Gene editing makes changes to the traits within a species of plant or animal much more quickly and precisely than traditional selective breeding which has been used for centuries to create stronger, healthier crops and livestock.

The UK Government said gene editing of plants could help breed crops that are more nutritious or resistant to pests and diseases, reducing the need for chemical pesticides.

A spokesman for the Scottish Government said it was aware of Defra’s plans to change Engish regulations to enable the use of gene editing technologies.

He added: “The Scottish Government is committed to keeping aligned with the EU, and we are therefore closely monitoring the EU’s position on this issue.

“We will continue to engage with Defra, Wales, and Northern Ireland to ensure that devolved competences are respected in charting our future direction.”

Gene editing could see the development of crops such as sugar beet that are resistant to viruses that hit yields without the use of pesticides, or foods from which chemical compounds that are harmful to human health have been removed.
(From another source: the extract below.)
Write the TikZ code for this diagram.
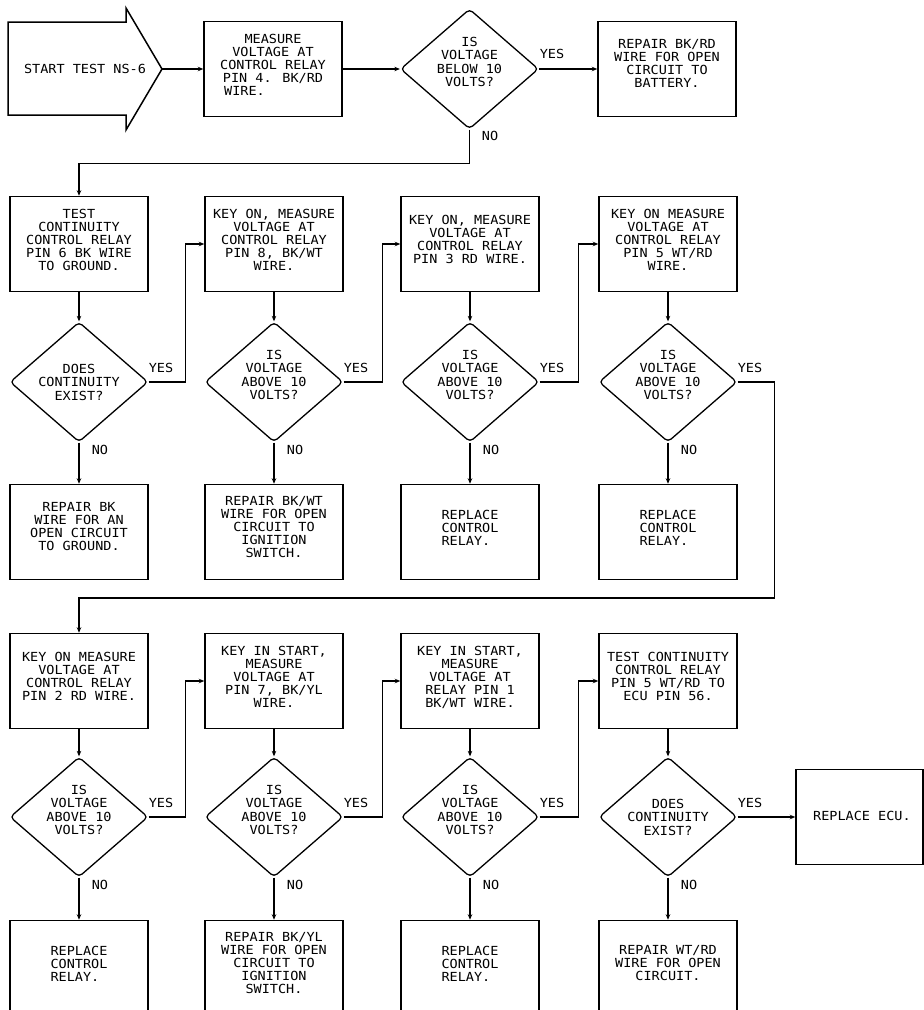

The rule changes will allow field trials of gene edited crops without having to go through a licensing process that takes a couple of months and costs researchers £5,000 to £10,000, although scientists will still have to inform Defra of their work.

The move is the first stage of an approach that could see gene edited foods sold on UK supermarket shelves in the future.

It comes despite 87% of individual responses to a Government consultation raising concerns that the risk of gene editing was greater than for traditional breeding and it should continue to be regulated as GMOs.

However responses by academic institutes and public bodies reflected a view there was no greater risk.

Officials and scientists draw a distinction between gene editing, which involves the manipulation of genes within a single species or genus, and GM, in which DNA from one species is introduced to a different one.

But following an EU ruling in 2018, it is regulated in the same stringent way as GM organisms, a situation which Environment Secretary George Eustice said could be changed now the UK has left the bloc.

UK Environment Secretary George Eustice

Mr Eustice said: “Gene editing has the ability to harness the genetic resources that nature has provided.

“It is a tool that could help us in order to tackle some of the biggest challenges that we face – around food security, climate change and biodiversity loss.

“Outside the EU, we are able to foster innovation to help grow plants that are stronger and more resilient to climate change.

“We will be working closely with farming and environmental groups to ensure that the right rules are in place.”

In a response to a consultation on the issue, the Government said that, as a first step, it will change the rules relating to research and development of plants using gene editing, to align them with plants developed using traditional breeding methods.

Scientists will still be required to notify Defra of any research trials they are conducting involving gene editing plants.

The next step would be to review the regulatory definitions of a genetically modified organism, to exclude organisms produced by gene editing where it could have been achieved more slowly by traditional breeding methods.

Gene edited food products could be brought to the market for consumers to buy.

The Government said it would consider the appropriate measures needed to enable gene edited products to be brought to market safely and responsibly, followed in the longer term by a broader review of GM regulation.

It said foods will only be permitted to be marketed if it is judged they do not present a risk to health, do not mislead consumers and do not have lower nutritional value than non-genetically modified counterparts.

Prof Robin May, the Food Standards Agency’s chief scientific adviser, said: “There are significant benefits to changing the way we regulate genetic technologies, to make sure the system is as up to date as possible and properly takes into account new technologies and scientific discoveries.

“We support giving consumers choice and recognise the potential benefits that gene edited plants and animals may bring to the food system.”